Aided by panic buying, and rumours of panic buying, petrol stations began to run dry. Drivers waited hours to fill up their cars. There were stories of some motorists so desperate to avoid a future petrol drought that they would stop to put in as little as £1 worth of fuel. As the shortage hit the movement of food and supplies, supermarkets began to limit how much bread and milk customers could buy.
For nine days, Britain was gripped by petrol fever. By the time the blockades had been called off, the protestors had amply demonstrated the power a small number of people could wield, if they retained public support.
And of all the protests faced by Tony Blair's Government - from hunt supporters, anti-war campaigners, campaigners against tuition fees - it was the fuel protestors who were most successful. Their prime target was the tax levied on fuel. At the end of the protest, Chancellor Gordon Brown suspended a planned rise in duty, which is still on hold.
But this has not been enough for veterans of the 2000 protest. Andrew Spence, the Consett farmer who emerged as one of the leaders of what five years ago was the People's Fuel Lobby, now just the Fuel Lobby, has returned to haunt the Prime Minister, promising a renewed wave of disruption, starting tomorrow.
Blockades and go-slows have been threatened in a three-day demonstration of the power of the protestors to force the Government to negotiate. Fired by petrol breaking through the £1 a litre barrier in some areas, and mindful of the fifth anniversary of their finest hour on Friday, they are once again ready to take to the streets.
Government protestations that the rise in prices is a result of a worldwide shortfall in supply, a combination of the unrest in Iraq and the devastation Hurricane Katrina wreaked on the US oil refineries in the Gulf of Mexico, have failed to dent the Fuel Lobby's ardour for action.
Kate Gibbs, of the Road Haulage Association, says there is a continuing and profound unhappiness with the level of tax paid by British hauliers, compared with their continental competitors.

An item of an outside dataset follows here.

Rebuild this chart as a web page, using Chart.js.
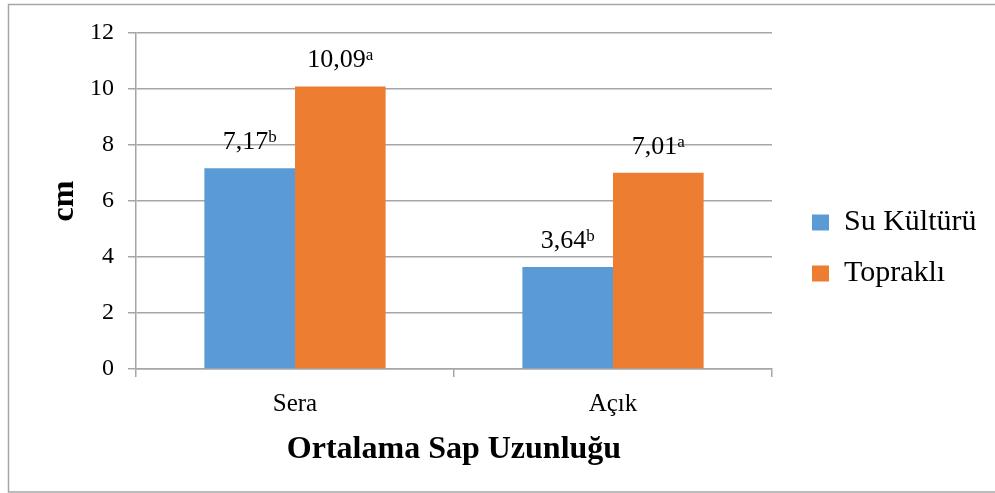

"We support any action, as long as it is legal and as long as disruption to the public is kept to a minimum," she says. "Despite Hurricane Katrina, the fact remains that the basic price of fuel before tax here is one of the lowest in all EU member states.
"It is the crippling excise duty that is causing a problem. We have no control over the basic price of fuel, but what we do have control over, or what Gordon Brown has control over, is the level of excise duty."
By yesterday, there were signs that fears of new blockades were causing some panic buying. Ray Holloway, director of the Petrol Retailers Association, says there has been an increase in trade, although it varies around the country. But he claims there are key differences which suggest September 2005 will not be a re-run of September 2000.
"What is different is that, before, the police were perhaps unsure of what their powers were, and we didn't know what the implications of the protests were," he says. "We understand the implications now and the police understand their powers to keep the highways open.
"The law about blockading the highway is quite specific and I would expect the police to deal with any proposed demonstrations of that kind quite quickly."
Ministers have also discussed plans to deal with any threat to supplies, helped by the fact that, unlike last time, they have been given plenty of warning of possible blockades. Measures which have been considered include restricting the amount of fuel a motorist can buy at any one time, or restricting the hours petrol stations can stay open.
"A lot has been learned from September 2000," says Mr Holloway. "That was really just a debacle and it is a case of making sure it doesn't happen again.
'The key thing is to maintain normality for as long as possible. We want to preserve stocks on forecourts so it is there for people who need it, but it isn't about queue-jumping to buy another five litres. If you introduce a minimum purchase of £20-£25, there will be significantly fewer cars in the queue for refuelling."
But he says the most important difference between now and five years ago is how much public support the protestors receive. If their blockades and go-slows are met with a tide of hostility, it is difficult to see them continuing. Indeed, a number of attempts to reinstate blockades since 2000 have all fizzled out, making little impact either on fuel supplies or on the public consciousness.
"It should not be taken for granted that we're going to see our roads grind to a halt. I forecast that, when it comes, this is not going to be an event of the magnitude of 2000," he says. "Circumstances are different now. Then, it was 80p a litre and 80 per cent tax, today it is nearer 60 per cent tax.
"But also people are better informed and understand that the oil element of this cost is because of problems in the industry, and the Government doesn't actually influence that. I don't think the public are going to support this protest."
Dr Joan Harvey, chartered psychologist at Newcastle University, shares this scepticism. She says many people are aware that the high fuel prices are related to Hurricane Katrina, and do not hold the Government responsible. She also believes that many people recognise the link between taxation and public services, and realise that if the Chancellor cuts the duty on fuel, then public spending will have to be reduced as well.
"The public does have a sense of what is a fair and a just case, and they're also uncomfortable about giving up some of their lifestyle over a cause they don't support or understand," she says. "People are not going to believe that a small number of people are going to make the Government switch its policy and if they don't believe that they're not going to support it. I think it is going to fall terribly flat."
But despite the scepticism, and despite a Government warned of its intentions, the Fuel Lobby still looks likely to go ahead with its plans. Whether September 2005 becomes another September 2000 will depend on whether their protest captures public support in the way it did five years ago.